Bruce Willox has been named director of marketing, Americas, for A.T. Cross Co. of Lincoln. R.I. He will be responsible for product marketing, advertising, promotion, market research, and merchandising activities for the United States, Canada, and Latin America. Willox, who joined Cross in 1984, had been the company’s manager of corporate marketing communications since 1994.

Bill Giovanello is the new president of Marsala Manufacturing. The Columbus, Ohio, company is a jewelry supplier for major retail stores throughout North America. Giovanello previously was vice president and general merchandice manager of footwear at Sears Roebuck and Co. in Hoffman Estates, Ill.


Jerome J. Atlas, founder of D. Atlas & Co Inc., Philadelphia, died recently.

Morton Goldin, the retired co-owner of Goldin Jewelers Inc., a Chicago retailer, died March 31 in Miami Beach, Fla. He was 72. Goldin owned and operated his jewelry business for more than 45 years before retiring in 1991.
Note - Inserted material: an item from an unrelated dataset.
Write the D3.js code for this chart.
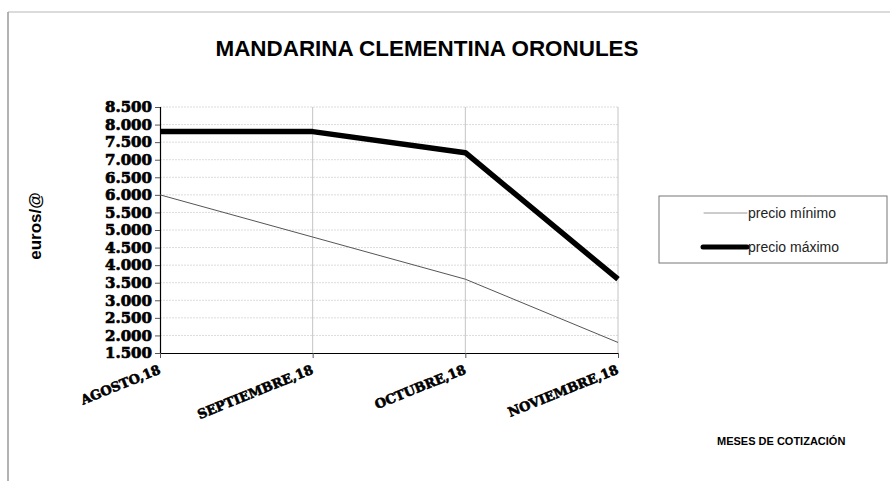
<!DOCTYPE html>
<html>
<head>
<meta charset="utf-8">
<script src="https://cdn.jsdelivr.net/npm/d3@7"></script>
<style>
  body { margin: 0; background: #fff; }
  svg { display: block; }
</style>
</head>
<body>
<div id="chart"></div>
<script>
// chart data
const months = ["AGOSTO,18", "SEPTIEMBRE,18", "OCTUBRE,18", "NOVIEMBRE,18"];
const precioMinimo = [6000, 4800, 3600, 1800];
const precioMaximo = [7800, 7800, 7200, 3600];
const yTicks = [1500, 2000, 2500, 3000, 3500, 4000, 4500, 5000, 5500, 6000, 6500, 7000, 7500, 8000, 8500];

const width = 890, height = 481;
const plot = { left: 160, right: 618, top: 107, bottom: 353 };

const svg = d3.select("#chart").append("svg")
  .attr("width", width)
  .attr("height", height);

// outer frame (top + left edges only visible)
svg.append("line").attr("x1", 8).attr("x2", width).attr("y1", 12).attr("y2", 12)
  .attr("stroke", "#cfcfcf").attr("stroke-width", 1.5);
svg.append("line").attr("x1", 8).attr("x2", 8).attr("y1", 12).attr("y2", height)
  .attr("stroke", "#9a9a9a").attr("stroke-width", 1.5);

const x = d3.scalePoint().domain(months).range([plot.left, plot.right]);
const y = d3.scaleLinear().domain([1500, 8500]).range([plot.bottom, plot.top]);

// horizontal gridlines (dotted)
svg.append("g")
  .selectAll("line")
  .data(yTicks.slice(1))
  .enter().append("line")
  .attr("x1", plot.left).attr("x2", plot.right)
  .attr("y1", d => y(d)).attr("y2", d => y(d))
  .attr("stroke", "#dcdcdc")
  .attr("stroke-dasharray", "2,1");

// vertical gridlines
svg.append("g")
  .selectAll("line")
  .data(months.slice(1))
  .enter().append("line")
  .attr("x1", d => x(d)).attr("x2", d => x(d))
  .attr("y1", plot.top).attr("y2", plot.bottom)
  .attr("stroke", "#c4c4c4");

// y axis
const yAxis = svg.append("g")
  .attr("transform", "translate(" + plot.left + ",0)")
  .call(d3.axisLeft(y).tickValues(yTicks).tickSize(5).tickPadding(3)
    .tickFormat(d => d3.format(",")(d).replace(",", ".")));
yAxis.select(".domain").attr("stroke", "#000").attr("stroke-width", 1.2);
yAxis.selectAll(".tick line").attr("stroke", "#555");
yAxis.selectAll("text")
  .style("font-family", "'DejaVu Serif', serif")
  .style("font-weight", "900")
  .style("font-size", "15px")
  .attr("fill", "#000")
  .attr("stroke", "#000")
  .attr("stroke-width", 0.7);

// x axis
const xAxis = svg.append("g")
  .attr("transform", "translate(0," + plot.bottom + ")")
  .call(d3.axisBottom(x).tickSize(5).tickSizeOuter(0));
xAxis.select(".domain").attr("stroke", "#000").attr("stroke-width", 1.2);
xAxis.selectAll(".tick line").attr("stroke", "#555");
xAxis.selectAll("text")
  .style("font-family", "'DejaVu Serif', serif")
  .style("font-weight", "900")
  .style("font-size", "13px")
  .attr("fill", "#000")
  .attr("stroke", "#000")
  .attr("stroke-width", 0.6)
  .attr("text-anchor", "end")
  .attr("x", 0)
  .attr("y", 0)
  .attr("dy", 0)
  .attr("transform", "translate(1,20) rotate(-22)");

// lines
const line = d3.line()
  .x((d, i) => x(months[i]))
  .y(d => y(d));

svg.append("path")
  .datum(precioMinimo)
  .attr("d", line)
  .attr("fill", "none")
  .attr("stroke", "#555")
  .attr("stroke-width", 1);

svg.append("path")
  .datum(precioMaximo)
  .attr("d", line)
  .attr("fill", "none")
  .attr("stroke", "#000")
  .attr("stroke-width", 5.5)
  .attr("stroke-linejoin", "round");

// title
svg.append("text")
  .attr("x", 427).attr("y", 56)
  .attr("text-anchor", "middle")
  .attr("textLength", 423)
  .attr("lengthAdjust", "spacingAndGlyphs")
  .style("font-family", "'Liberation Sans', Arial, sans-serif")
  .style("font-weight", "bold")
  .style("font-size", "22px")
  .text("MANDARINA CLEMENTINA ORONULES");

// y axis title
svg.append("text")
  .attr("transform", "translate(41,226) rotate(-90)")
  .attr("text-anchor", "middle")
  .style("font-family", "'Liberation Sans', Arial, sans-serif")
  .style("font-weight", "bold")
  .style("font-size", "17px")
  .text("euros/@");

// x axis title
svg.append("text")
  .attr("x", 717).attr("y", 445)
  .style("font-family", "'Liberation Sans', Arial, sans-serif")
  .style("font-weight", "bold")
  .style("font-size", "11px")
  .text("MESES DE COTIZACIÓN");

// legend
const legend = svg.append("g");
legend.append("rect")
  .attr("x", 659).attr("y", 196)
  .attr("width", 228).attr("height", 67)
  .attr("fill", "#fff")
  .attr("stroke", "#777")
  .attr("stroke-width", 1);

const legendItems = [
  { label: "precio mínimo", color: "#999", width: 1, y: 213, x1: 704 },
  { label: "precio máximo", color: "#000", width: 5, y: 247, x1: 703 }
];
legendItems.forEach(item => {
  legend.append("line")
    .attr("x1", item.x1).attr("x2", 747)
    .attr("y1", item.y).attr("y2", item.y)
    .attr("stroke", item.color)
    .attr("stroke-width", item.width)
    .attr("stroke-linecap", "round");
  legend.append("text")
    .attr("x", 748).attr("y", item.y + 5)
    .attr("fill", "#222")
    .style("font-family", "'Liberation Sans', Arial, sans-serif")
    .style("font-size", "14px")
    .text(item.label);
});
</script>
</body>
</html>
Fritzi Moldavan, who owned Moldavan Jewelers in Chicago with her husband, Herman, died March 11 in Springfield, Va. Born in Leipzig, Germany, she was a Holocaust survivor.

Jennifer Billings Arrazate, 29, a sales associate for Lee Michaels Fine Jewelry in the Lakeside Shopping Center in New Orleans, died April 17.

Nile Edsel Castleberry, 70, of Selma, Ala., died March 24. A manager for Zales jewelers for 23 years, he was a Certified Gemologist and had received several company honors from Zales.

Stanley D. Hall, 85, of Lebanon, Ind., died April 23. He had owned Stanley Hall Jewelry for 49 years before retiring in 1978.

Lottie W. Malone, 93, of Trussville, Ala., died May 1. She was a retired employee of Golbro’s Jewelry Store.


Theresa Beltrani, vice president of the Long Island, N.Y., Chapter of Alumni & Associates, received the GIA Alumni “Regional Member of the Year” award for 1997. Beltrani is the owner of Gem Evaluation Lab, an independent gem and jewelry appraisal service in Mineola, N.Y.


The real Niña, Pinta, and Santa Maria probably didn’t cost as much, but it’s not about the money. It’s about a labor of love. Antonio Gonzalez, a master platinum- and goldsmith, re-created the ships of Christopher Columbus to pay homage to his hero for the 500-year anniversary of Columbus’ crossing of the Atlantic.

The task of re-creating the ships caused Gonzalez to give up his metalsmithing work on Philadelphia’s famed Jewelers Row for six years. He obtained designs of the replica of the three ships that traveled in convoy to America in 1992 and was able to scale down the Santa Maria to 18 in. long, 16.25 in. high, and 3.75 in. wide.

He built his own electrical and hand tools, a task that took nearly a year. Then he fitted pieces in brass before forming them from platinum and 18k gold. Even the flags and pennants are re-created in precious metals – platinum, yellow, and red gold.

The precious ships now are appraised at $1.9 million. They are available for private purchase.